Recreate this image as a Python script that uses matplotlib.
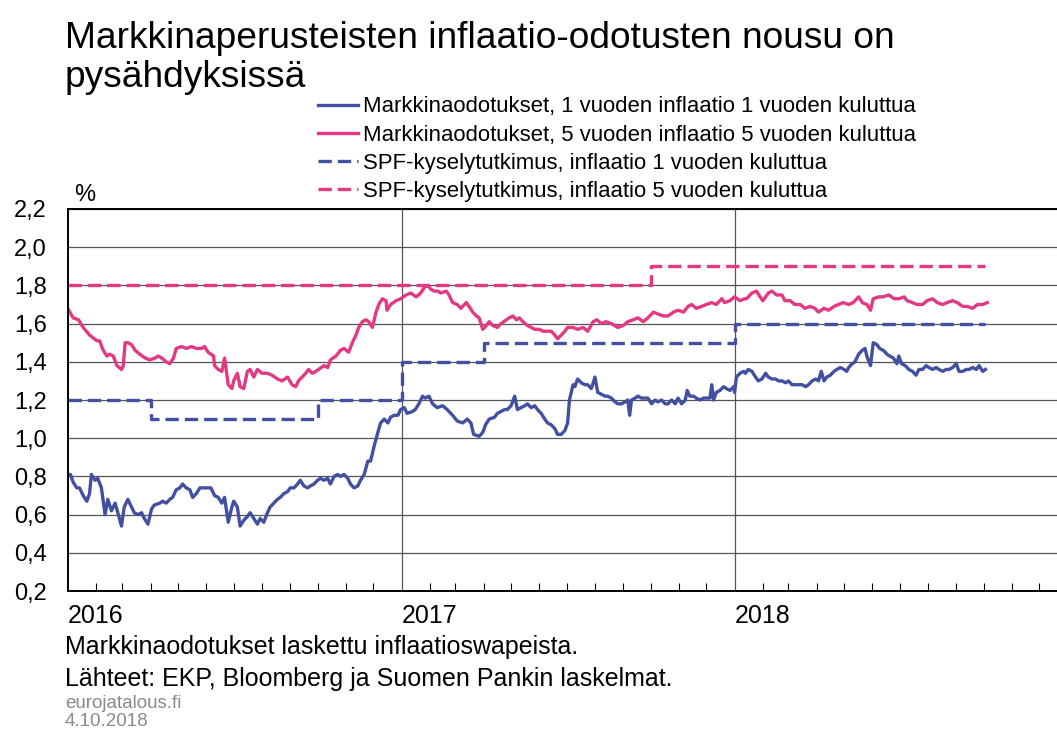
import pandas as pd
import matplotlib.pyplot as plt
import matplotlib.dates as mdates

plt.rcParams['font.family'] = ['Liberation Sans', 'DejaVu Sans']

# päivät alkaen 1.1.2016 ja arvot (%), luettu kuvasta
days_1y = [0, 3, 6, 10, 13, 17, 21, 24, 26, 30, 33, 37, 41, 44, 48, 52, 55, 59, 62, 66, 70, 73, 77, 81, 84, 88,
           92, 95, 101, 104, 108, 112, 115, 119, 123, 126, 130, 134, 137, 141, 145, 148, 154, 157, 161, 165, 169,
           172, 176, 180, 182, 186, 189, 193, 197, 200, 204, 208, 211, 215, 219, 222, 226, 230, 233, 237, 241,
           244, 248, 252, 255, 259, 263, 266, 270, 274, 277, 281, 285, 288, 292, 296, 299, 303, 307, 310, 314,
           318, 321, 325, 329, 332, 336, 340, 343, 347, 351, 354, 358, 362, 365, 369, 372, 378, 381, 385, 389,
           392, 396, 400, 405, 411, 416, 422, 427, 433, 438, 442, 445, 451, 455, 458, 462, 468, 471, 475, 479,
           482, 486, 490, 493, 497, 501, 504, 508, 512, 515, 519, 523, 526, 530, 534, 537, 541, 545, 548, 550,
           554, 556, 559, 563, 567, 570, 574, 578, 581, 585, 589, 592, 596, 600, 603, 607, 611, 614, 616, 618,
           622, 625, 629, 633, 636, 640, 644, 647, 651, 655, 658, 662, 666, 669, 673, 677, 679, 682, 686, 689,
           693, 697, 700, 704, 706, 708, 711, 715, 719, 722, 726, 730, 731, 733, 737, 741, 743, 746, 750, 754,
           757, 761, 765, 768, 772, 776, 779, 783, 787, 790, 794, 798, 801, 805, 809, 812, 816, 820, 823, 826,
           829, 832, 836, 840, 843, 847, 851, 854, 856, 860, 863, 867, 871, 874, 876, 880, 883, 887, 890, 894,
           898, 901, 905, 909, 911, 914, 918, 922, 926, 930, 933, 937, 941, 944, 948, 952, 955, 959, 963, 966,
           970, 974, 977, 981, 985, 988, 992, 996, 999, 1003, 1006]
vals_1y = [0.81, 0.81, 0.77, 0.74, 0.74, 0.70, 0.67, 0.71, 0.81, 0.78, 0.79, 0.74, 0.60, 0.68, 0.62, 0.66, 0.61,
           0.54, 0.64, 0.68, 0.64, 0.61, 0.60, 0.61, 0.58, 0.55, 0.63, 0.65, 0.66, 0.67, 0.66, 0.68, 0.69, 0.73,
           0.74, 0.76, 0.74, 0.73, 0.69, 0.71, 0.74, 0.74, 0.74, 0.74, 0.70, 0.69, 0.66, 0.69, 0.56, 0.64, 0.67,
           0.64, 0.54, 0.57, 0.59, 0.61, 0.58, 0.55, 0.58, 0.56, 0.61, 0.64, 0.66, 0.68, 0.69, 0.71, 0.72, 0.74,
           0.74, 0.76, 0.78, 0.75, 0.74, 0.75, 0.76, 0.78, 0.79, 0.78, 0.79, 0.76, 0.80, 0.81, 0.80, 0.81, 0.79,
           0.76, 0.74, 0.75, 0.78, 0.81, 0.88, 0.88, 0.96, 1.03, 1.08, 1.10, 1.08, 1.11, 1.12, 1.12, 1.15, 1.16,
           1.13, 1.14, 1.15, 1.18, 1.22, 1.21, 1.22, 1.18, 1.16, 1.17, 1.15, 1.12, 1.09, 1.08, 1.10, 1.08, 1.02,
           1.01, 1.03, 1.07, 1.10, 1.11, 1.13, 1.14, 1.15, 1.15, 1.17, 1.22, 1.15, 1.16, 1.17, 1.18, 1.16, 1.17,
           1.15, 1.13, 1.10, 1.08, 1.07, 1.05, 1.02, 1.02, 1.04, 1.08, 1.20, 1.28, 1.27, 1.31, 1.29, 1.28, 1.28,
           1.26, 1.32, 1.24, 1.23, 1.22, 1.22, 1.21, 1.19, 1.18, 1.18, 1.19, 1.20, 1.12, 1.20, 1.21, 1.22, 1.21,
           1.21, 1.21, 1.18, 1.20, 1.19, 1.20, 1.18, 1.18, 1.20, 1.18, 1.21, 1.18, 1.20, 1.25, 1.22, 1.22, 1.21,
           1.20, 1.21, 1.21, 1.21, 1.28, 1.20, 1.24, 1.25, 1.27, 1.26, 1.25, 1.27, 1.24, 1.32, 1.34, 1.35, 1.34,
           1.36, 1.35, 1.32, 1.30, 1.31, 1.34, 1.32, 1.31, 1.31, 1.30, 1.30, 1.29, 1.30, 1.28, 1.28, 1.28, 1.28,
           1.27, 1.28, 1.30, 1.31, 1.30, 1.35, 1.30, 1.32, 1.33, 1.35, 1.36, 1.37, 1.36, 1.35, 1.37, 1.39, 1.40,
           1.44, 1.46, 1.47, 1.43, 1.38, 1.50, 1.49, 1.47, 1.46, 1.44, 1.43, 1.42, 1.39, 1.43, 1.39, 1.38, 1.36,
           1.35, 1.33, 1.36, 1.36, 1.38, 1.37, 1.36, 1.37, 1.36, 1.35, 1.36, 1.36, 1.37, 1.39, 1.35, 1.35, 1.36,
           1.36, 1.37, 1.36, 1.38, 1.35, 1.36]

days_5y = [0, 6, 12, 17, 24, 32, 35, 39, 43, 46, 50, 54, 59, 61, 63, 66, 70, 74, 79, 85, 90, 96, 99, 103, 108,
           112, 116, 119, 125, 130, 136, 141, 147, 150, 154, 160, 161, 165, 169, 172, 176, 180, 182, 186, 189,
           193, 197, 200, 204, 208, 213, 219, 224, 230, 235, 241, 246, 250, 253, 257, 261, 264, 268, 272, 275,
           281, 285, 288, 294, 299, 303, 308, 312, 316, 319, 323, 327, 330, 334, 338, 341, 345, 349, 350, 354,
           360, 365, 371, 376, 382, 387, 391, 395, 398, 402, 406, 409, 415, 418, 422, 427, 431, 437, 440, 444,
           448, 451, 455, 459, 462, 466, 471, 475, 481, 484, 488, 492, 495, 499, 504, 508, 512, 517, 521, 526,
           530, 534, 537, 541, 545, 548, 554, 559, 565, 570, 576, 580, 585, 590, 596, 603, 609, 614, 620, 625,
           631, 636, 642, 647, 653, 658, 664, 669, 675, 680, 684, 689, 695, 700, 706, 711, 717, 720, 726, 731,
           737, 742, 744, 750, 755, 759, 762, 768, 772, 777, 783, 786, 792, 797, 803, 808, 814, 819, 823, 829,
           834, 840, 845, 850, 856, 861, 867, 871, 876, 880, 883, 889, 894, 900, 906, 911, 917, 920, 926, 931,
           937, 942, 948, 953, 959, 964, 970, 975, 981, 986, 992, 997, 1003, 1008]
vals_5y = [1.68, 1.63, 1.62, 1.58, 1.54, 1.51, 1.51, 1.46, 1.43, 1.44, 1.43, 1.38, 1.36, 1.38, 1.50, 1.50, 1.49,
           1.46, 1.44, 1.42, 1.41, 1.42, 1.43, 1.42, 1.40, 1.39, 1.42, 1.47, 1.48, 1.47, 1.48, 1.47, 1.47, 1.48,
           1.45, 1.43, 1.38, 1.36, 1.35, 1.42, 1.28, 1.26, 1.30, 1.34, 1.27, 1.26, 1.35, 1.36, 1.32, 1.36, 1.34,
           1.34, 1.33, 1.31, 1.30, 1.32, 1.28, 1.27, 1.30, 1.32, 1.34, 1.36, 1.34, 1.35, 1.36, 1.38, 1.37, 1.41,
           1.43, 1.46, 1.47, 1.45, 1.50, 1.54, 1.58, 1.61, 1.62, 1.61, 1.58, 1.66, 1.70, 1.73, 1.72, 1.67, 1.70,
           1.72, 1.73, 1.75, 1.76, 1.74, 1.76, 1.79, 1.80, 1.78, 1.77, 1.77, 1.76, 1.77, 1.75, 1.71, 1.70, 1.68,
           1.71, 1.69, 1.66, 1.64, 1.63, 1.57, 1.59, 1.61, 1.59, 1.58, 1.60, 1.62, 1.63, 1.64, 1.62, 1.63, 1.61,
           1.59, 1.58, 1.57, 1.57, 1.56, 1.56, 1.56, 1.54, 1.52, 1.54, 1.56, 1.58, 1.58, 1.57, 1.58, 1.56, 1.61,
           1.62, 1.60, 1.61, 1.60, 1.58, 1.59, 1.61, 1.62, 1.63, 1.61, 1.63, 1.66, 1.65, 1.64, 1.64, 1.66, 1.67,
           1.66, 1.69, 1.70, 1.68, 1.69, 1.70, 1.71, 1.70, 1.73, 1.71, 1.72, 1.74, 1.72, 1.73, 1.73, 1.76, 1.77,
           1.74, 1.72, 1.76, 1.77, 1.75, 1.75, 1.72, 1.72, 1.70, 1.70, 1.68, 1.69, 1.68, 1.66, 1.68, 1.67, 1.69,
           1.70, 1.71, 1.70, 1.71, 1.74, 1.71, 1.70, 1.67, 1.73, 1.74, 1.74, 1.75, 1.73, 1.73, 1.74, 1.72, 1.71,
           1.70, 1.70, 1.72, 1.73, 1.71, 1.70, 1.71, 1.72, 1.71, 1.69, 1.69, 1.68, 1.70, 1.70, 1.71]

# SPF-kysely (porrasviivat)
spf1_dates = ['2016-01-01', '2016-04-01', '2016-10-01', '2017-01-01', '2017-04-01', '2018-01-01', '2018-10-03']
spf1_vals = [1.2, 1.1, 1.2, 1.4, 1.5, 1.6, 1.6]
spf5_dates = ['2016-01-01', '2017-10-01', '2018-10-03']
spf5_vals = [1.8, 1.9, 1.9]

labels = ["Markkinaodotukset, 1 vuoden inflaatio 1 vuoden kuluttua",
          "Markkinaodotukset, 5 vuoden inflaatio 5 vuoden kuluttua",
          "SPF-kyselytutkimus, inflaatio 1 vuoden kuluttua",
          "SPF-kyselytutkimus, inflaatio 5 vuoden kuluttua"]
yticks = [0.2, 0.4, 0.6, 0.8, 1.0, 1.2, 1.4, 1.6, 1.8, 2.0, 2.2]
years = ['2016', '2017', '2018']

blue = "#4250a2"
pink = "#e33884"

start = pd.Timestamp('2016-01-01')
d1 = start + pd.to_timedelta(days_1y, unit='D')
d5 = start + pd.to_timedelta(days_5y, unit='D')

fig = plt.figure(figsize=(10.57, 7.31), dpi=100)
ax = fig.add_axes([0.064, 0.1915, 0.946, 0.5226])

lw = 2.4
dash = (4.0, 1.8)
ax.plot(d1, vals_1y, color=blue, lw=lw, label=labels[0])
ax.plot(d5, vals_5y, color=pink, lw=lw, label=labels[1])
ax.plot(pd.to_datetime(spf1_dates), spf1_vals, color=blue, lw=lw, dashes=dash,
        drawstyle='steps-post', label=labels[2])
ax.plot(pd.to_datetime(spf5_dates), spf5_vals, color=pink, lw=lw, dashes=dash,
        drawstyle='steps-post', label=labels[3])

ax.set_ylim(0.2, 2.2)
ax.set_xlim(pd.Timestamp('2016-01-01'), pd.Timestamp('2019-01-01'))
ax.set_yticks(yticks)
ax.set_yticklabels([f"{v:.1f}".replace('.', ',') for v in yticks], fontsize=17)
ax.grid(axis='y', color='#555555', lw=0.9)
ax.set_axisbelow(True)

# vuosirajat pystyviivoina
for y in years[1:]:
    ax.axvline(pd.Timestamp(y + '-01-01'), color='#555555', lw=0.9, zorder=0)

ax.xaxis.set_major_locator(mdates.YearLocator())
ax.xaxis.set_major_formatter(mdates.DateFormatter(''))
ax.xaxis.set_minor_locator(mdates.MonthLocator())
ax.tick_params(axis='x', which='minor', direction='in', length=6, width=0.8)
ax.tick_params(axis='x', which='major', direction='in', length=0)
ax.tick_params(axis='y', length=0, pad=15)

for y in years:
    ax.text(pd.Timestamp(y + '-01-01'), -0.035, y, transform=ax.get_xaxis_transform(),
            ha='left', va='top', fontsize=18)

for side in ['left', 'top', 'bottom']:
    ax.spines[side].set_linewidth(1.4)
ax.spines['right'].set_visible(False)

ax.text(0.006, 1.008, '%', transform=ax.transAxes, fontsize=17, ha='left', va='bottom')

fig.text(0.0615, 0.934, "Markkinaperusteisten inflaatio-odotusten nousu on",
         fontsize=26.7, ha='left', va='baseline')
fig.text(0.0615, 0.881, "pysähdyksissä", fontsize=26.7, ha='left', va='baseline')

fig.legend(loc='upper left', bbox_to_anchor=(0.301, 0.868), frameon=False, fontsize=15.9,
           handlelength=1.8, handletextpad=0.23, labelspacing=0.32, borderpad=0, borderaxespad=0)

fig.text(0.0615, 0.131, "Markkinaodotukset laskettu inflaatioswapeista.", fontsize=18, ha='left', va='top')
fig.text(0.0615, 0.087, "Lähteet: EKP, Bloomberg ja Suomen Pankin laskelmat.", fontsize=18, ha='left', va='top')
fig.text(0.0615, 0.0315, "eurojatalous.fi", fontsize=13.5, color='#8a8a8a', ha='left', va='baseline')
fig.text(0.0615, 0.0065, "4.10.2018", fontsize=13.5, color='#8a8a8a', ha='left', va='baseline')

fig.savefig('out.png', dpi=100)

◆ **TASK GOAL**: Set the lines above down again, word for word, from the first through the one containing "plt.rcParams['font.family'] = ['Liberation"; pictures excluded.

◆ **EXERCISE OUTPUT**:
Recreate this image as a Python script that uses matplotlib.
import pandas as pd
import matplotlib.pyplot as plt
import matplotlib.dates as mdates

plt.rcParams['font.family'] = ['Liberation Sans', 'DejaVu Sans']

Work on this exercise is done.